#### Work to complete:
Count how many lines below contain the word "LaTeX", then give that number alone.
══ Data supplied ══
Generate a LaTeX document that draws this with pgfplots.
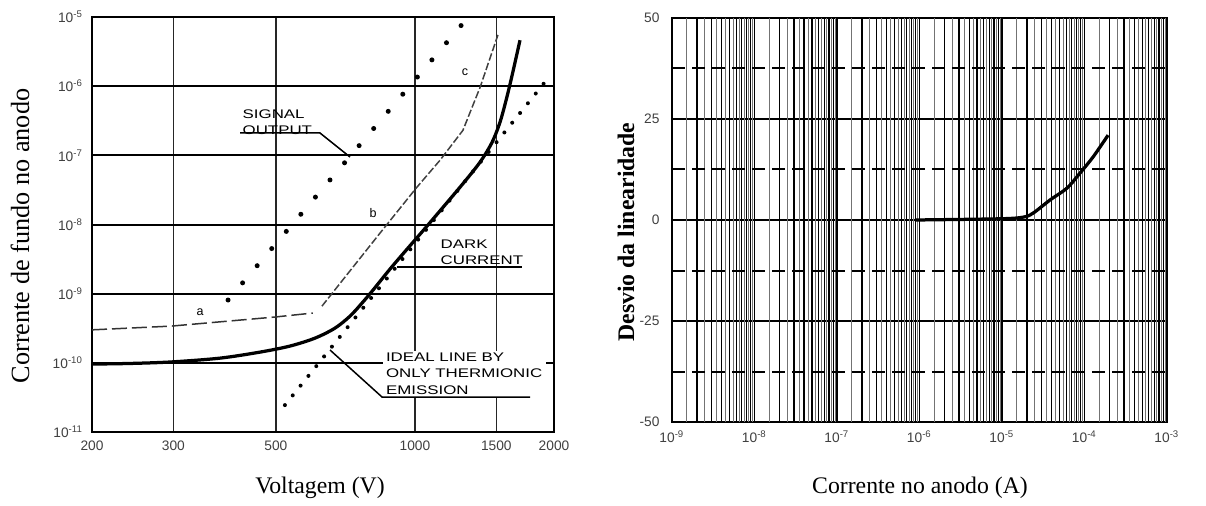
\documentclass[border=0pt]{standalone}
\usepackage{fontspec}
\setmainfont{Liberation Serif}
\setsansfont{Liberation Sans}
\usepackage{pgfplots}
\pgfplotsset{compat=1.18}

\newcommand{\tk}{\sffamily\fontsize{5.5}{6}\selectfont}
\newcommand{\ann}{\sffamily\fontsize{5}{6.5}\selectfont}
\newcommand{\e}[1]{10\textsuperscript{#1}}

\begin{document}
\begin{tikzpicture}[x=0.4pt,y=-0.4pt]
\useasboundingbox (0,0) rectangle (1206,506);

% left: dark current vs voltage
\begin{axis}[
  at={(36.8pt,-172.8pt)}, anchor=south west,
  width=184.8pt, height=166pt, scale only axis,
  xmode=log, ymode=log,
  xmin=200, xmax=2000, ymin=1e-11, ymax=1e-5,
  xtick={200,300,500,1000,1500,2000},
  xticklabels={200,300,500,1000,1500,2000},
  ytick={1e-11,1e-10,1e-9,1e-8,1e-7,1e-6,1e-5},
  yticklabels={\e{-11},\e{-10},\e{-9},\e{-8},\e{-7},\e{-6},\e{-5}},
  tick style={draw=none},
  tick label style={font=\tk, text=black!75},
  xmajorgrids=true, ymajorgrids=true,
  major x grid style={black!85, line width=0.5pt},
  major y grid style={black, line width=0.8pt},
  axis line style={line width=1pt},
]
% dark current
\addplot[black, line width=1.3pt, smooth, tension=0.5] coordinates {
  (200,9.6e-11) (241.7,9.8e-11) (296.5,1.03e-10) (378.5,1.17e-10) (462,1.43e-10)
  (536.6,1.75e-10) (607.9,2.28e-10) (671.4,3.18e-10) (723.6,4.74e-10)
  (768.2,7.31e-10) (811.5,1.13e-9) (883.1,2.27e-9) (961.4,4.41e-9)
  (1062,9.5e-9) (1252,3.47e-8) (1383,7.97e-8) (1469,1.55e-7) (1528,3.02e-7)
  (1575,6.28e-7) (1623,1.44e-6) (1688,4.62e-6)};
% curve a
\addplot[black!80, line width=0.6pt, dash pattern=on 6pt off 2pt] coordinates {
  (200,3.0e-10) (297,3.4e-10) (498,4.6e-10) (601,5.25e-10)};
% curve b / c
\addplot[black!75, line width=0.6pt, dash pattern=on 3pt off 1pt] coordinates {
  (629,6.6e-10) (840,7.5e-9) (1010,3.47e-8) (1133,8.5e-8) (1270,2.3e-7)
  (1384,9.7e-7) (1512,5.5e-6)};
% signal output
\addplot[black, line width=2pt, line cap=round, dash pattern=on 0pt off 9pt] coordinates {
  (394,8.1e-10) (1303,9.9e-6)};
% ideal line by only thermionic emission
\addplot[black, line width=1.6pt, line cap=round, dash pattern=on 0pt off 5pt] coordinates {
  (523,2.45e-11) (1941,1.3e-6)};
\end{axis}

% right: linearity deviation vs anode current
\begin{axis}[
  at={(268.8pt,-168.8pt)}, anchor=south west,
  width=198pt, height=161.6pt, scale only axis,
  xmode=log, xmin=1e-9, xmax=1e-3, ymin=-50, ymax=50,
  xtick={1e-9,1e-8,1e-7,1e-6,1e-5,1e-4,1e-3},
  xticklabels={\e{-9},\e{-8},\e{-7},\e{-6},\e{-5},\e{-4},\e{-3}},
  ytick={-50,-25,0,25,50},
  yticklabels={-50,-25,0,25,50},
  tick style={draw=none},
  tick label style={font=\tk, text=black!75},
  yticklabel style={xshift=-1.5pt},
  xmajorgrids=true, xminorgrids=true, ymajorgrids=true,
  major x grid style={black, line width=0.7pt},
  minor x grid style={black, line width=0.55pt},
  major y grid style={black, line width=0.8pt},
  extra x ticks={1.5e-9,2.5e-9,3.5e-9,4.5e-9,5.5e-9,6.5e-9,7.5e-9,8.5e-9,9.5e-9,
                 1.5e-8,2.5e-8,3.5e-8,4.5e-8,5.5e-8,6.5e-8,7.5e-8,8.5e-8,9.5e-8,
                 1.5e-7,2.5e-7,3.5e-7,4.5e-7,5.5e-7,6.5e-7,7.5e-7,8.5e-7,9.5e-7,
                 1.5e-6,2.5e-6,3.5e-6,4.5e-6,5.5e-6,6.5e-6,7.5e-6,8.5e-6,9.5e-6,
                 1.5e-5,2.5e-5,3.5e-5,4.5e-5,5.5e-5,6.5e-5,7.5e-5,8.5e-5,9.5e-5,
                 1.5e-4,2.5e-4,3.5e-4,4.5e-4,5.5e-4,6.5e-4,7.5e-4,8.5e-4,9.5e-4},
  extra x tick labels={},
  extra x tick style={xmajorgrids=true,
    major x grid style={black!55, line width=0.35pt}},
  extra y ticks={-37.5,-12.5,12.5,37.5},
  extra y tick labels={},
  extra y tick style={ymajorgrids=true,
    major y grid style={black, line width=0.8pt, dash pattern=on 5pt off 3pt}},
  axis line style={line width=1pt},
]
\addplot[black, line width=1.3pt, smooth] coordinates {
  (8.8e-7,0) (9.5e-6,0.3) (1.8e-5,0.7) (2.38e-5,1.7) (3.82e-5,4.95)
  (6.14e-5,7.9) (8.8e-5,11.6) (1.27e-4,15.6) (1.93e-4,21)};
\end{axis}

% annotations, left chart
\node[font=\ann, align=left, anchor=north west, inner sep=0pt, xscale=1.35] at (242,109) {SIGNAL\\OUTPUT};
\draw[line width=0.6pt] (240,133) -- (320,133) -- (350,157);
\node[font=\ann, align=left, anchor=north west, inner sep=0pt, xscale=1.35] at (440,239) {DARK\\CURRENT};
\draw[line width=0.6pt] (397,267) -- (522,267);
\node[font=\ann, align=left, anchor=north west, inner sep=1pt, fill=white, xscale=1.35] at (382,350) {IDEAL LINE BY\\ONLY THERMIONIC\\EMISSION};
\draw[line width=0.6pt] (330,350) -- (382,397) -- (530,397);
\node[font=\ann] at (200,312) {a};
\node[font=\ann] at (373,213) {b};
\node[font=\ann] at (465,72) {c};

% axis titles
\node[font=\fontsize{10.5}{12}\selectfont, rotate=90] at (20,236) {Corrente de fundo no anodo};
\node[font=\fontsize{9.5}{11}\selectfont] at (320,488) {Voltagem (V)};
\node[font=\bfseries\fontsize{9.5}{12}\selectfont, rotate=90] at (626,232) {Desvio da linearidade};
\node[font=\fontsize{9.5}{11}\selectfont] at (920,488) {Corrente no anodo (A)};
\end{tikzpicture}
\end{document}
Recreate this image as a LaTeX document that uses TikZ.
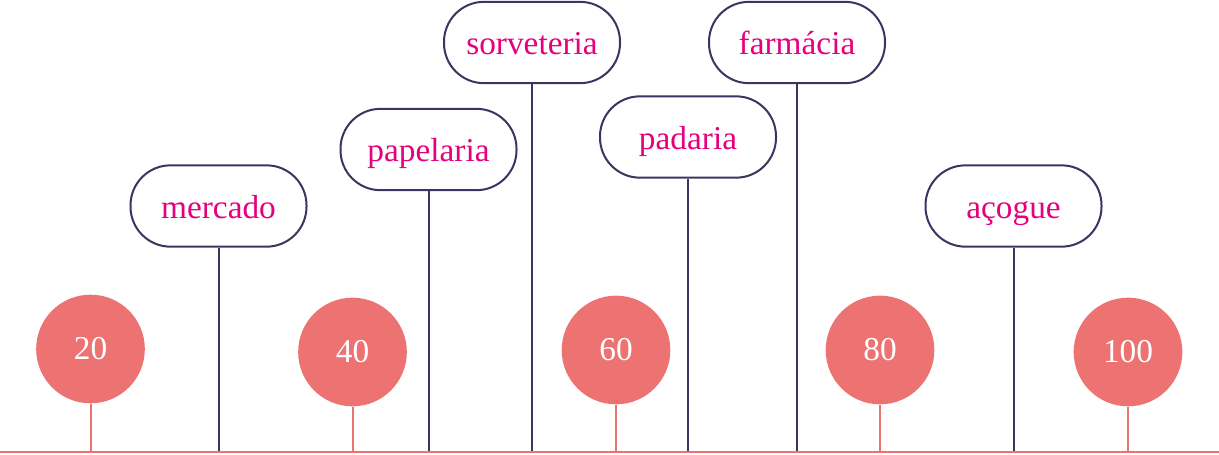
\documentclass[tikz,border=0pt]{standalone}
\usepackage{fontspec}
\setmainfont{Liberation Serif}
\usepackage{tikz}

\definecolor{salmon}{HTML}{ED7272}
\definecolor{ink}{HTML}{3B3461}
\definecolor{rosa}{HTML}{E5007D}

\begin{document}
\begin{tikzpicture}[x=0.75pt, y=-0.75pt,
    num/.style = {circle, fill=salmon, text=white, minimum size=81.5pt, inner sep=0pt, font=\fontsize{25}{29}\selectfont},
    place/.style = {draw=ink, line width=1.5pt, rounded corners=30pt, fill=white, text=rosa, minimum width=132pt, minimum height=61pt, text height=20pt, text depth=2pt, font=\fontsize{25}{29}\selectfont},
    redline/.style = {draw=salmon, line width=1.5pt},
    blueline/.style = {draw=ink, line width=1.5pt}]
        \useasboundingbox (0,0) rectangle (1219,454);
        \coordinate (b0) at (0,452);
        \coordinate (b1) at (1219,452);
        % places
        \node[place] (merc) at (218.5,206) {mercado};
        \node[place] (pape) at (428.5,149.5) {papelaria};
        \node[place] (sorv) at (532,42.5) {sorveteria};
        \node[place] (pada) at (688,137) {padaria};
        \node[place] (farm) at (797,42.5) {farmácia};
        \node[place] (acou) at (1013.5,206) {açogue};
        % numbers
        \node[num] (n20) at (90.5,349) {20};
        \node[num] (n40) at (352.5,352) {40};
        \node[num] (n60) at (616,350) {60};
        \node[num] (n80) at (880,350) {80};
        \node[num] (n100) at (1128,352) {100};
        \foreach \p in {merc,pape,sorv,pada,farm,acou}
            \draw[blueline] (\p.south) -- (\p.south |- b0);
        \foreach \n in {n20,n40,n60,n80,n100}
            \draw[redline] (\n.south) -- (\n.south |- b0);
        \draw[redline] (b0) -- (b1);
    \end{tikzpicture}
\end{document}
═══
#### Reply to the exercise:
2